Some Clear Souvenir is situated between intent and document, theory and experience. Bouncing between numbered “Clips” and “examples,” Grinnell’s carefully considered language straddles the hard edge the individual asserts over her shifting context. She is caught between subject/object, between background/foreground. She is as “stone complicates / the sand.” “I try / to feel / against / the elements.” — Diane Ward
E. Tracy Grinnell
Praise for Some Clear Souvenir
Presented as a set of thirty “clips” (often accompanied by one or two “examples”), this wonderful new series of poems by E. Tracy Grinnell has both a cinematic quality (the works proceed in frames and flickers) and something of the recurrent character of news cuttings. One can imagine the poems as phenomenal encapsulations; one can read them as captions of perception. But they also serve as temporal prompts; the observations they detail set time in motion. The confluence of effort, object, and moment that creates Some Clear Souvenir brings time into the frame before us, filling it with the present. This is a book of prolonged fleeting—a book of life.
Souvenir means literally “to come to mind” and so in a world where “nothing returns/only/accumulates” the souvenir is a delicious paradox—the experience of presentness, the lucid surprise of that. Tracy Grinnell’s intelligence as a poet brings one to one’s mind through words illuminated as much by the clarity of space that surrounds them as the way they cleave to a sensually enacted meaning. This is a radiant book.
It’s a delight to watch how, with exacting precision, E. Tracy Grinnell brings a world into being by observing the body and its relation to specifics: birds, faces, houses, words. In Grinnell’s world, every naming becomes a complex failure of communication, but one that allows us a glimpse of an otherwise impossible presence in the interstices of her quickly passing images. This is a crystalline book, the fruit of a relentless and compassionate intelligence.
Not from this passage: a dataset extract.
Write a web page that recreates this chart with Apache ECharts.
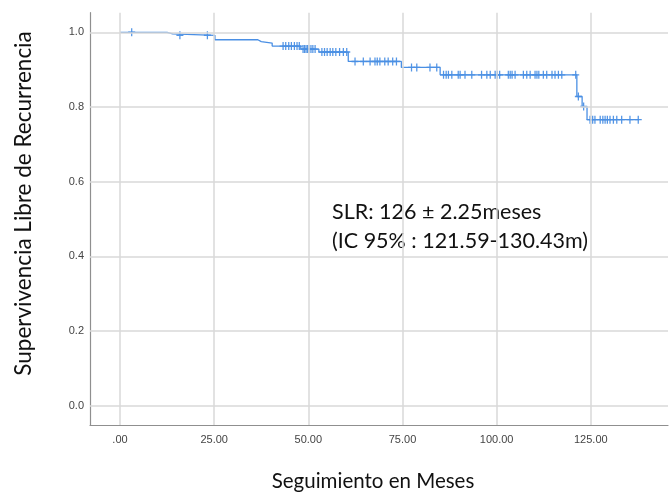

Grinnell’s finely nuanced sense of form allows these sparse lyrics—each titled a “clip” or an “example”—to call out the “false life / made of categories,” precisely by parsing and plumbing the nearly vertiginous ways in which perceived, imagined, and remembered phenomena over- and underlap each other and the hard world they help constitute. In the end, this stark collection more than lives up to the promise of its winning title.
— Rick Snyder
In its persistent movement between “clip” and “example,” E. Tracy Grinnell’s Some Clear Souvenir enacts actuality as it is composed doubly by memory and perception in discrete historical self-experience. Language is a cinematic rack focus whereby the poem alternates between objects in the foreground and the back, memory and immediate data of consciousness, percept and essence… In Grinnell’s work the quest of a poetics is ultimately the question of actuality’s forms. I am reminded of George Oppen’s late-work—that poet of the “small words”—where space opens both in the poem’s horizon (at the level of line, and between words and phrases within individual lines) and the poem’s vertical axis (between lines and pages) to present thinking as it occurs in language.